S. Gibson (based on Steffi Graf) – the only female character in the game, she is virtually never used in an online match because each one of her shots is among the worst in the game.

J. Cain (based on Jimmy Connors) – Cain has a very weak serve (only capable of reaching just over 100 mph), but his groundshots are powerful and he is able to easily hit winners. However, the fact that they do not have much spin means they often go in the net when going for angled shots. His volleys are also among the worst in the game.

B. Banks (based on Björn Borg) – a good baseline player, Banks is somewhat of a jack-of-all-trades, with average power on each of his shots and mediocre speed around the court.

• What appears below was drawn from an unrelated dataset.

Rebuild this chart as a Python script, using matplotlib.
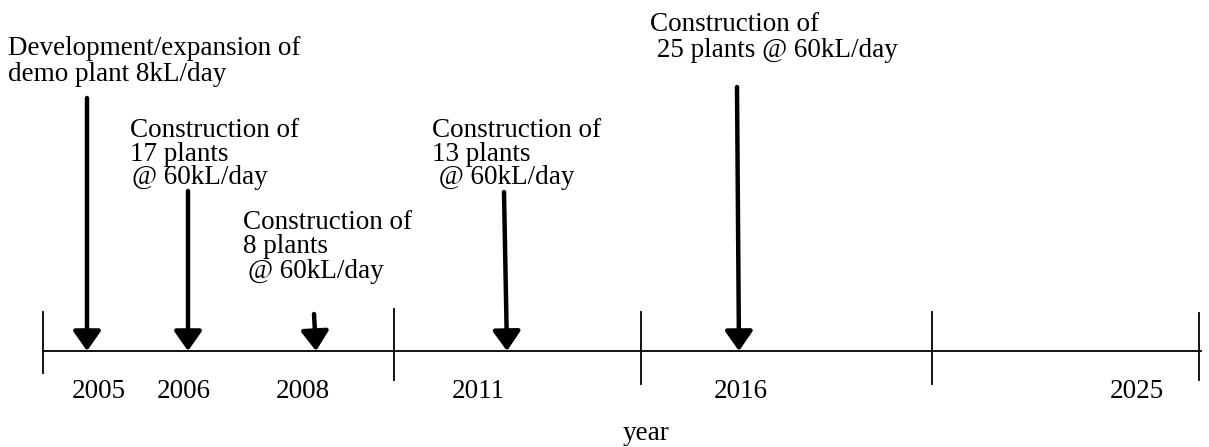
import matplotlib
matplotlib.use("Agg")
import matplotlib.pyplot as plt

# timeline laid out in image pixels (x right, y down)
line_y = 351
line_x = [43, 1201]
tick_x = [43, 394, 641, 932, 1199]
tick_top = [312, 309, 312, 312, 313]
tick_bot = [373, 380, 384, 384, 380]

years = ["2005", "2006", "2008", "2011", "2016", "2025"]
year_x = [99, 184, 303, 478, 741, 1137]

# arrows: (top x, bottom x, top y)
arrow_top_x = [87, 188, 314, 504, 737]
arrow_bot_x = [87, 188, 316, 507, 739]
arrow_top_y = [98, 191, 314, 192, 87]

# event labels: lines, left x of each line, baseline y of each line
labels = [
    (["Development/expansion of", "demo plant 8kL/day"], [8, 8], [55, 81]),
    (["Construction of", "17 plants", "@ 60kL/day"], [130, 130, 132], [137, 161, 184]),
    (["Construction of", "8 plants", "@ 60kL/day"], [243, 243, 248], [229, 253, 278]),
    (["Construction of", "13 plants", " @ 60kL/day"], [432, 432, 432], [137, 161, 184]),
    (["Construction of", " 25 plants @ 60kL/day"], [650, 650], [31, 57]),
]

FONT = "Liberation Serif"
FS = 19.5

fig = plt.figure(figsize=(12.09, 4.47), dpi=100)
ax = fig.add_axes([0, 0, 1, 1])
ax.set_xlim(0, 1209)
ax.set_ylim(447, 0)
ax.axis("off")

ax.plot(line_x, [line_y, line_y], color="black", lw=1.3)
for x, t, b in zip(tick_x, tick_top, tick_bot):
    ax.plot([x, x], [t, b], color="black", lw=1.3)

for tx, bx, ty in zip(arrow_top_x, arrow_bot_x, arrow_top_y):
    ax.annotate("", xy=(bx, line_y), xytext=(tx, ty),
                arrowprops=dict(arrowstyle="-|>,head_width=0.42,head_length=0.6",
                                mutation_scale=20, lw=3.2, color="black",
                                shrinkA=0, shrinkB=0))

for y, x in zip(years, year_x):
    ax.text(x, 391, y, ha="center", va="center", family=FONT, fontsize=FS)

for lines, xs, ys in labels:
    for s, x, y in zip(lines, xs, ys):
        ax.text(x, y, s, ha="left", va="baseline", family=FONT, fontsize=FS)

ax.text(646, 440, "year", ha="center", va="baseline", family=FONT, fontsize=FS)

fig.savefig("out.png", dpi=100)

The characters most often used in online games are Ford, Nelson, Richmond and Arnold.

== Game modes ==
Exhibition – this is where a match (either singles or doubles) can be played between any two characters. This can either be a human against the computer, of which there are a number of different difficulties (with 'beginner' being the easiest, and 'insane' being the hardest), or a human against another human (either using a gamepad, or online). Doubles matches cannot be played online yet.

Challenge – this is a single-player mode, where a player using any character has to beat 4 randomly chosen characters on each of the 4 Grand Slam surfaces. Unlike 'exhibition' mode, the computer difficulty only ranges from beginner to pro, with no insane level.

World Tour – the player chooses a character and has to play in a number of events around the world against computer controlled opponents, trying to reach the ranking of world number 1.

Practice – this is where a player can practice any kind of shot with any character.